TASK DIRECTIONS :: Begin with the first line of the material and write out each line exactly, ending with the line that contains "anchor=base west] (pendingtext)". Pictures are not part of the copy.

RECORDED DATA ::
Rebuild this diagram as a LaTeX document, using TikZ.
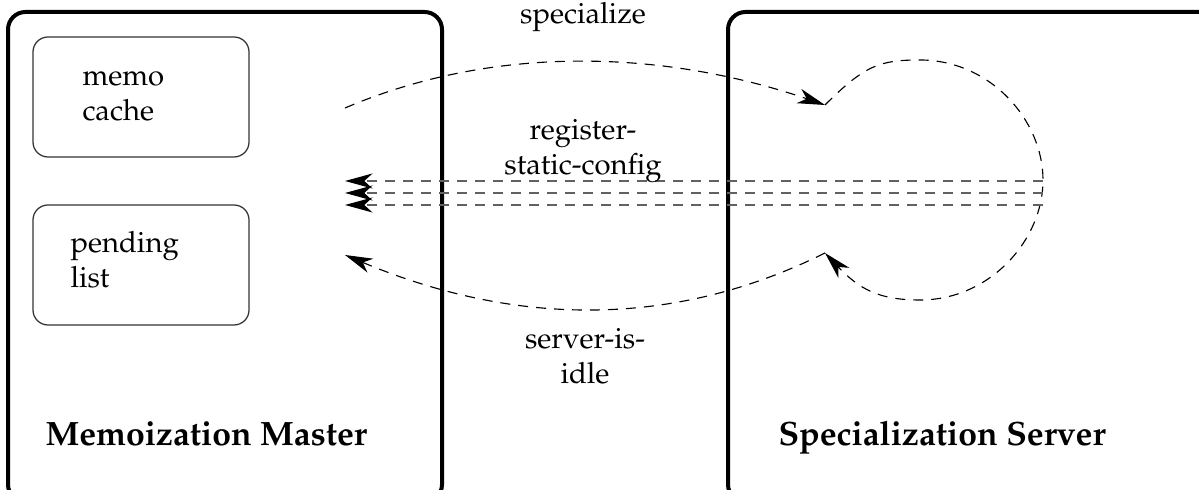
\documentclass[tikz,border=0pt]{standalone}
\usepackage[T1]{fontenc}
\usepackage{mathpazo}
\usetikzlibrary{arrows.meta}
\begin{document}
\begin{tikzpicture}[x=0.4pt,y=-0.4pt,
  txt/.style={font=\fontsize{11.7}{14}\selectfont, inner sep=0pt},
  title/.style={font=\fontsize{13.5}{16}\selectfont\bfseries, inner sep=0pt, anchor=base west},
  bigbox/.style={draw, line width=1.6pt, rounded corners=7pt, inner sep=0pt, outer sep=0pt, anchor=north west},
  smallbox/.style={draw=black!80, line width=0.5pt, rounded corners=6pt, inner sep=0pt, outer sep=0pt, anchor=north west,
    minimum width=86.4pt, minimum height=48pt},
  tip/.style={-{Stealth[length=11pt, width=6pt, inset=3.3pt, color=black]}},
  flow/.style={dashed, dash pattern=on 4pt off 3.2pt, line width=0.45pt, tip},
  reg/.style={draw=black!62, dashed, dash pattern=on 4pt off 3.2pt, line width=0.6pt, tip}
]
\useasboundingbox (0,0) rectangle (1199,490);
\clip (0,0) rectangle (1199,490);

% the two processes
\node[bigbox, minimum width=173.6pt, minimum height=196pt] (master) at (8,12) {};
\node[bigbox, minimum width=196.8pt, minimum height=196pt] (server) at (728,12) {};
\node[title] (mastertitle) at (45,446) {Memoization Master};
\node[title] (servertitle) at (778,446) {Specialization Server};

% tables kept by the master
\node[smallbox] (memo) at (33,37) {};
\node[smallbox] (pending) at (33,205) {};
\node[txt, align=left, anchor=base west] (memotext) at (82,121) {memo\\cache};
\node[txt, align=left, anchor=base west] (pendingtext) at (70,288) {pending\\list};

% message end points
\coordinate (spA) at (345,108);
\coordinate (spB) at (825,105);
\coordinate (idA) at (825,253);
\coordinate (idB) at (345,255);
\coordinate (rTop) at (920,60);
\coordinate (rRight) at (1043,180);
\coordinate (rBot) at (920,300);
\coordinate (g1a) at (1043,181);
\coordinate (g1b) at (345,181);
\coordinate (g2a) at (1043,193);
\coordinate (g2b) at (345,193);
\coordinate (g3a) at (1043,205);
\coordinate (g3b) at (345,205);

% specialize request
\draw[flow] (spA) .. controls (500,42) and (670,52) .. (spB);
% work done inside the server
\draw[flow] (spB) .. controls (865,65) and (880,60) .. (rTop)
  .. controls (990,60) and (1043,120) .. (rRight)
  .. controls (1043,240) and (990,300) .. (rBot)
  .. controls (880,300) and (860,290) .. (idA);
% idle notification
\draw[flow] (idA) .. controls (660,335) and (500,320) .. (idB);
% static configuration registrations
\draw[reg] (g1a) -- (g1b);
\draw[reg] (g2a) -- (g2b);
\draw[reg] (g3a) -- (g3b);

% message labels
\node[txt, anchor=base] (lsp) at (583,24) {specialize};
\node[txt, align=center, anchor=base] (lreg) at (583,175) {register-\\static-config};
\node[txt, align=center, anchor=base] (lidle) at (585,384) {server-is-\\idle};
\end{tikzpicture}
\end{document}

TASK RESULT ::
Rebuild this diagram as a LaTeX document, using TikZ.
\documentclass[tikz,border=0pt]{standalone}
\usepackage[T1]{fontenc}
\usepackage{mathpazo}
\usetikzlibrary{arrows.meta}
\begin{document}
\begin{tikzpicture}[x=0.4pt,y=-0.4pt,
  txt/.style={font=\fontsize{11.7}{14}\selectfont, inner sep=0pt},
  title/.style={font=\fontsize{13.5}{16}\selectfont\bfseries, inner sep=0pt, anchor=base west},
  bigbox/.style={draw, line width=1.6pt, rounded corners=7pt, inner sep=0pt, outer sep=0pt, anchor=north west},
  smallbox/.style={draw=black!80, line width=0.5pt, rounded corners=6pt, inner sep=0pt, outer sep=0pt, anchor=north west,
    minimum width=86.4pt, minimum height=48pt},
  tip/.style={-{Stealth[length=11pt, width=6pt, inset=3.3pt, color=black]}},
  flow/.style={dashed, dash pattern=on 4pt off 3.2pt, line width=0.45pt, tip},
  reg/.style={draw=black!62, dashed, dash pattern=on 4pt off 3.2pt, line width=0.6pt, tip}
]
\useasboundingbox (0,0) rectangle (1199,490);
\clip (0,0) rectangle (1199,490);

% the two processes
\node[bigbox, minimum width=173.6pt, minimum height=196pt] (master) at (8,12) {};
\node[bigbox, minimum width=196.8pt, minimum height=196pt] (server) at (728,12) {};
\node[title] (mastertitle) at (45,446) {Memoization Master};
\node[title] (servertitle) at (778,446) {Specialization Server};

% tables kept by the master
\node[smallbox] (memo) at (33,37) {};
\node[smallbox] (pending) at (33,205) {};
\node[txt, align=left, anchor=base west] (memotext) at (82,121) {memo\\cache};
\node[txt, align=left, anchor=base west] (pendingtext) at (70,288) {pending\\list};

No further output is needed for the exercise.